The specialization that’s available is amazing.  With such a wide variety of ETFS, you can optimize your investment portfolio any way you like.

The more specific the better.

Being able to break investments down into small sub-categories is great. You can buy the industries that are going up – like oil and gas, and avoid the industries that are falling – like banking and retail.

Solar is one of those hot industries that’s benefiting from the recent run up in energy prices.  Seven years ago you couldn’t give away shares in a solar company.  Now with oil quickly approaching $150 a barrel, it’s seen as the alternative energy godsend.

There are two new ETFs that invest exclusively in the solar industry. First is the Claymore Solar ETF (TAN).  The other is Market Vectors Solar Energy ETF (KWT).

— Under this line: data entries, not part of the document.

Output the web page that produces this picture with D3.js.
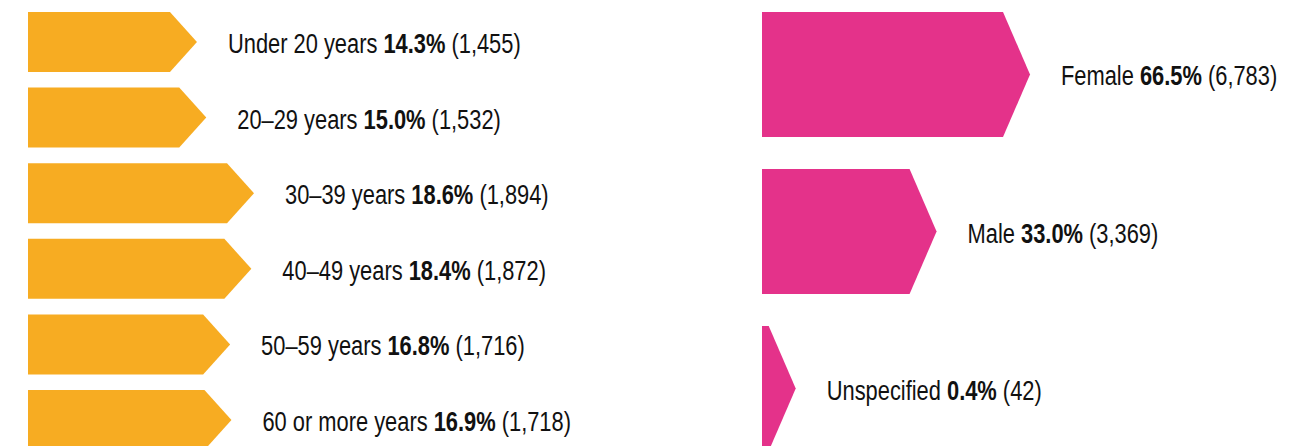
<!DOCTYPE html>
<html>
<head>
<meta charset="utf-8">
<script src="https://cdn.jsdelivr.net/npm/d3@7"></script>
<style>
  html, body { margin: 0; padding: 0; background: #fff; }
  svg text { font-family: "Liberation Sans", Arial, sans-serif; }
</style>
</head>
<body>
<div id="canvas"></div>
<script>
"use strict";

// age groups (left, orange)
let ageGroups = ["Under 20 years", "20\u201329 years", "30\u201339 years", "40\u201349 years", "50\u201359 years", "60 or more years"];
let agePct = [14.3, 15.0, 18.6, 18.4, 16.8, 16.9];
let ageCount = ["1,455", "1,532", "1,894", "1,872", "1,716", "1,718"];

// gender (right, pink)
let genders = ["Female", "Male", "Unspecified"];
let genderPct = [66.5, 33.0, 0.4];
let genderCount = ["6,783", "3,369", "42"];

let width = 1316;
let height = 446;
let tip = 27;       // depth of the arrow point
let textGap = 31;
let squeeze = 0.81; // fake a condensed face

let svg = d3.select("#canvas")
  .append("svg")
  .attr("width", width)
  .attr("height", height);

function arrowPath(x0, len, y0, h) {
  let p = d3.path();
  p.moveTo(x0, y0);
  p.lineTo(x0 + len, y0);
  p.lineTo(x0 + len + tip, y0 + h / 2);
  p.lineTo(x0 + len, y0 + h);
  p.lineTo(x0, y0 + h);
  p.closePath();
  return p.toString();
}

function drawGroup(cats, pct, counts, x0, yScale, lenScale, color) {
  let rows = cats.map((c, i) => ({ cat: c, pct: pct[i], count: counts[i] }));
  let g = svg.append("g");

  g.selectAll("path")
    .data(rows)
    .enter()
    .append("path")
    .attr("d", d => arrowPath(x0, lenScale(d.pct), yScale(d.cat), yScale.bandwidth()))
    .attr("fill", color);

  let t = g.selectAll("text")
    .data(rows)
    .enter()
    .append("text")
    .attr("transform", d => {
      let x = x0 + lenScale(d.pct) + tip + textGap;
      let y = yScale(d.cat) + yScale.bandwidth() / 2 + 11;
      return `translate(${x},${y}) scale(${squeeze},1)`;
    })
    .style("font-size", "27px")
    .attr("fill", "#111");

  t.append("tspan").text(d => d.cat + " ");
  t.append("tspan").attr("font-weight", "bold").text(d => d.pct.toFixed(1) + "%");
  t.append("tspan").text(d => " (" + d.count + ")");
}

// left: age
let yAge = d3.scaleBand()
  .domain(ageGroups)
  .range([12, 450])
  .paddingInner(0.206);

let lenAge = d3.scaleLinear()
  .domain([3.6, 18.6])
  .range([0, 199]);

drawGroup(ageGroups, agePct, ageCount, 28, yAge, lenAge, "#F7AC22");

// right: gender
let yGender = d3.scaleBand()
  .domain(genders)
  .range([12, 451])
  .paddingInner(0.204);

let lenGender = d3.scalePow()
  .exponent(0.7)
  .domain([0, 66.5])
  .range([0, 241]);

drawGroup(genders, genderPct, genderCount, 762, yGender, lenGender, "#E4328A");
</script>
</body>
</html>
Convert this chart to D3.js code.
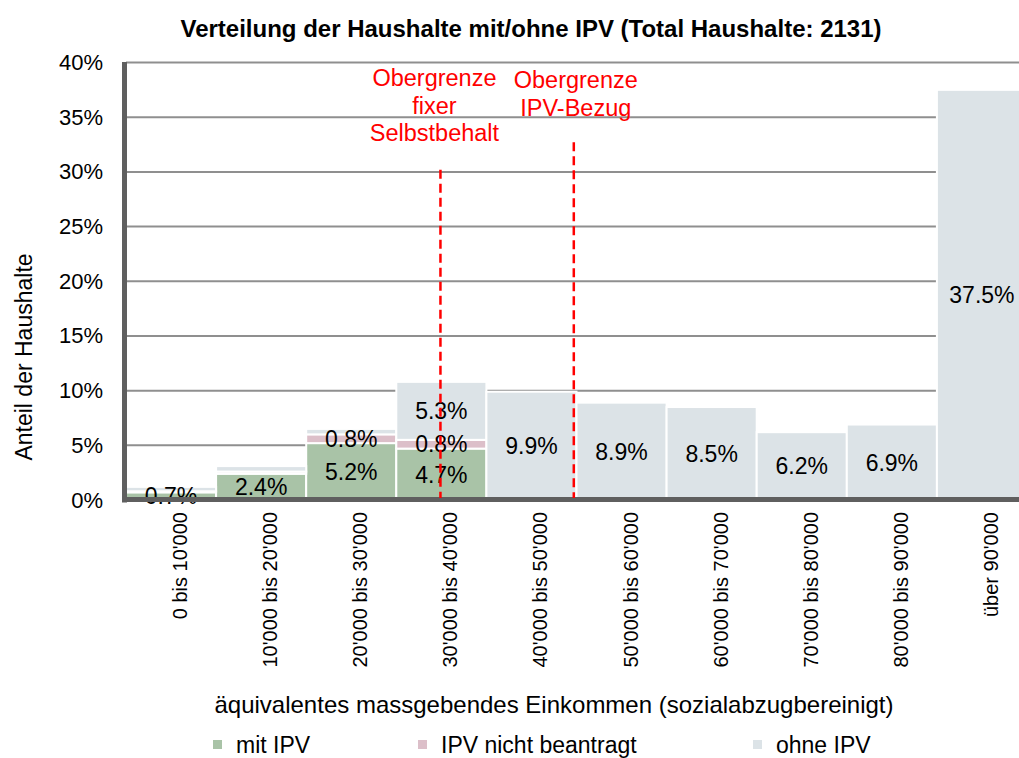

Both focus on companies that generate a significant portion of their revenue from solar sales.  With oil making new highs every day you’ll see more and more focus on energy infrastructure.  These stocks will really benefit from higher oil prices.

But there’s a problem.

Neither of these funds holds more than 30 companies, making their investment universe quite small.  This also adds to their volatility.  It’s not uncommon to see some of the solar companies fluctuate by 10% or 20% in a day.  This can create some incredible volatility in the ETFs.

Recently we’ve seen this industry volatility to the downside.  Both ETFs are off 15% or more.  I think this is a great opportunity to take advantage of.  We can use this downtrend to pick up these solar ETFs on the cheap.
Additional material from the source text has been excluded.